4.1 Why Is AlexNet Chosen as Experimental Network?

There are three reasons why we choose AlexNet as the experimental network:

  • A large number of experiments show that it has excellent classification effect.

  • A pre-trained AlexNet model was available in the Caffe library.

  • AlexNet has more layers than networks such as LeNet and CompactNet, which are too shallow to obtain sufficient image features. Of course, there are still GoogleNet and VGGNet with deeper network structure, but they are slow to converge. The purpose of our experiment is to find the appoach of fine-tuning to obtain incremental performance on the pre-trained network, so AlexNet is a reasonable choice.

4.2 Setting Up the Learning Rate

Setting up the learning rate is a key point in the experiment. In order to have better performance for gradient descent, we need to set the learning rate in an appropriate range. If learning rate is too small, the algorithm takes a long time to converge. On the contrary, the excessive learning rate will lead the object function to oscillate near the lowest point.

In the process of training in AlexNet, we find that when the loss oscillates in a certain area but does not converge, if we lower the learning rate by one order of magnitude, the loss will drop in the one or two epoch, the accuracy will change dramatically at this moment. To perform statistical comparisons,in our experiment, the learning rate of the last layer is 0.01, the learning rate of the other fine-tuned layers is 0.001, the learning rate of frozen layer is 0, and learning-rate-decay is 0.95.

4.3 Analysis for Experimental Results

We train the AlexNet on the large dataset to get the pre-trained model and then conduct feature-based transfer learning. According to the experimental results, transfer learning with fine-tuning is feasible, because no matter which method of fine-tuning is adopted, pre-trained AlexNet with fine-tuning performs much better than the AlexNet trained from scratch and the transfer learning without fine-tuning. By comparison, we find that the pre-trained model has some advantages over the randomly initialized model. For example, the pre-trained model clearly extracts the high-level features of images, such as the edge features and shape features, and removes the background of objects. The randomly initialized model only simply smooth the image to a certain extent, and the background is still prominent.

We analyzed the experimental results of fine-tuning, and the 4096 dimension feature extracted from fc7 of AlexNet is analyzed by means of dimension reduction. We find that the categories of lower accuracy, such as tenniscount, denseresidential, mediumresidential and storagetanks, are close to each other, in other words, the distance is small between categories, so it is difficult to distinguish.

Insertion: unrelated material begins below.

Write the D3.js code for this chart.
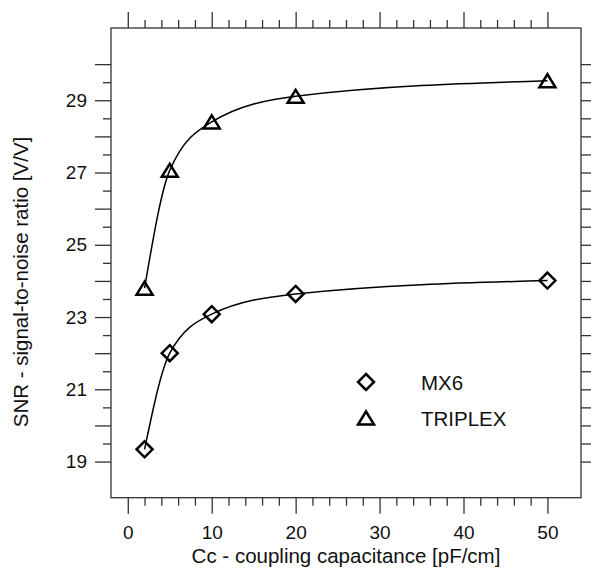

We then analyzed the classification accuracy of various fine-tuning approaches. The accuracies are almost the same for “Fine-tuned AlexNet:conv5-fc8” and “Fine-tuned AlexNet:conv1-fc8”. The reason is that the initial layers describe the general features of the image, such as color and edge. The last few layers, such as the last fully connected layers, describe the high order features which are related to image classification task. Thus the fine-tuning for the first few layers of the AlexNet is not absolutely necessary, but the fine-tuning for the last few layers of the AlexNet is very important.

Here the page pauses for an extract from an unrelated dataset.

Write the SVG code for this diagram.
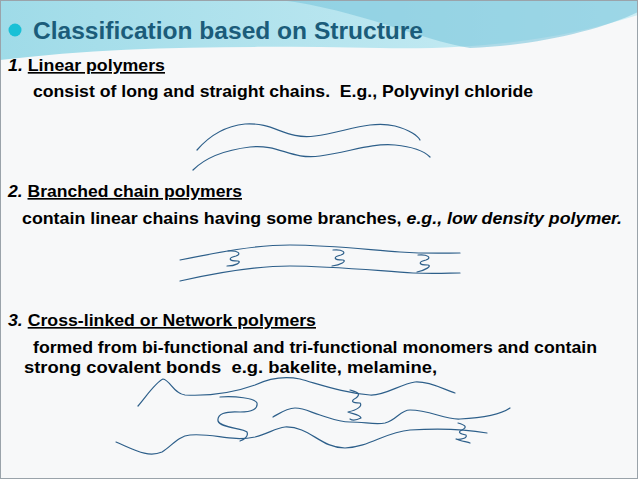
<svg xmlns="http://www.w3.org/2000/svg" width="638" height="479" viewBox="0 0 638 479">
<defs>
<style>
.t{font-family:"Liberation Sans",Arial,sans-serif;font-weight:bold;font-size:16.5px;fill:#000;white-space:pre}
.c{fill:none;stroke:#2d5f8a;stroke-width:1.2;stroke-linecap:round;stroke-linejoin:round}
</style>
<linearGradient id="bg" x1="0" y1="0" x2="1" y2="0"><stop offset="0" stop-color="#9fdbe8"/><stop offset="1" stop-color="#cdeef5"/></linearGradient>
</defs>
<rect width="638" height="479" fill="#f7f8f9"/>
<path d="M0 0H638V15C560 40 480 50 380 48C250 46 120 45 0 60Z" fill="url(#bg)"/>
<path d="M280 0C360 10 420 40 470 48C540 45 600 30 638 12V0Z" fill="#7cc7dc" opacity="0.6"/>
<rect x="0.5" y="0.5" width="637" height="478" fill="none" stroke="#9aa3aa"/>
<g id="title">
<circle cx="15" cy="30" r="6.5" fill="#19c0d6"/>
<text x="33" y="39" font-family="'Liberation Sans',Arial,sans-serif" font-weight="bold" font-size="23" fill="#1b5c7a" textLength="390" lengthAdjust="spacingAndGlyphs">Classification based on Structure</text>
</g>
<g id="linear">
<text x="8" y="71" class="t" textLength="157" lengthAdjust="spacingAndGlyphs"><tspan font-style="italic">1.</tspan> <tspan text-decoration="underline">Linear polymers</tspan></text>
<text x="33" y="97" class="t" textLength="500" lengthAdjust="spacingAndGlyphs">consist of long and straight chains.  E.g., Polyvinyl chloride</text>
<path class="c" d="M197 150C210 135 225 126 245 124C275 122 285 140 315 136C345 132 370 120 395 126C410 130 418 136 420 140"/>
<path class="c" d="M193 170C205 158 225 150 250 147C280 144 290 160 320 156C350 152 370 143 395 145C415 147 425 152 430 157"/>
</g>
<g id="branched">
<text x="8" y="197" class="t" textLength="234" lengthAdjust="spacingAndGlyphs"><tspan font-style="italic">2.</tspan> <tspan text-decoration="underline">Branched chain polymers</tspan></text>
<text x="22" y="224" class="t" textLength="600" lengthAdjust="spacingAndGlyphs">contain linear chains having some branches, <tspan font-style="italic">e.g., low density polymer.</tspan></text>
<path class="c" d="M180 260C220 252 255 245 290 245C330 245 370 250 400 252C430 254 445 253 460 253"/>
<path class="c" d="M180 281C220 272 255 266 290 266C330 266 380 271 413 273C435 274 450 273 460 273"/>
<path class="c" d="M228 251C238 250 242 254 236 256C228 258 228 261 238 261C242 262 236 266 227 266"/>
<path class="c" d="M333 250C343 249 347 253 341 255C333 257 333 260 343 260C347 261 341 265 332 266"/>
<path class="c" d="M418 255C428 254 432 258 426 260C418 262 418 265 428 265C432 266 426 270 417 272"/>
</g>
<g id="network">
<text x="8" y="326" class="t" textLength="308" lengthAdjust="spacingAndGlyphs"><tspan font-style="italic">3.</tspan> <tspan text-decoration="underline">Cross-linked or Network polymers</tspan></text>
<text x="33" y="353" class="t" textLength="564" lengthAdjust="spacingAndGlyphs">formed from bi-functional and tri-functional monomers and contain</text>
<text x="24" y="373" class="t" textLength="413" lengthAdjust="spacingAndGlyphs">strong covalent bonds  e.g. bakelite, melamine,</text>
<path class="c" d="M138 406C148 394 156 382 163 379C170 380 174 394 185 395C205 396 230 394 255 385C270 378 285 376 300 379C325 386 345 393 370 395C385 396 400 384 415 382C430 381 445 390 455 393"/>
<path class="c" d="M116 442C135 450 148 458 162 452C172 446 178 436 190 435C215 433 230 442 255 437C268 434 275 428 285 427C310 426 320 448 345 448C370 447 385 432 410 430C440 428 470 430 487 433"/>
<path class="c" d="M220 397C235 396 255 398 257 403C258 409 252 412 240 412C225 411 217 414 218 421C220 428 243 428 247 432C249 437 243 440 240 441"/>
<path class="c" d="M273 417C280 413 287 408 295 408C305 408 312 413 320 415C330 418 338 422 350 422C365 422 375 425 385 423C397 420 400 410 410 410C430 410 445 420 460 419C480 418 500 415 510 408"/>
<path class="c" d="M350 390C356 392 362 393 356 398C350 401 352 403 360 403C363 406 357 410 348 412C352 414 360 414 361 418C357 420 353 421 350 419"/>
<path class="c" d="M458 423C465 425 468 427 462 430C457 432 460 434 466 435C468 438 460 440 456 439C460 441 468 442 470 443"/>
</g>
</svg>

4.4 Limitations of The Experiment

Finally, we discuss the limitations of the experiment. Because we use pre-training network, the model architecture is limited slightly. When we fine-tune the DCNN in Caffe, the network structure should be consistent with pre-training model to ensure the parameters are correctly loaded, so we can not remove the layer of pre-training network arbitrarily.

5 Conclusion

The experiment shows that transfer learning with fine-tuning is feasible to classify optical remote sensing images in the absence of a large number of labelled images. In the experiments of fine-tuning a pre-trained DCNN in a layer-wise manner to get good performance, we find that the optimal solution is to freeze the first half of layers and fine-tune the second half of layers. The performance of “Fine-tuned AlexNet:conv5-fc8” is almost the same with that of “Fine-tuned AlexNet:conv1-fc8”, but the former takes shorter training time. Our experiment provides the solution for how to achieve the good classification performance in practical applications.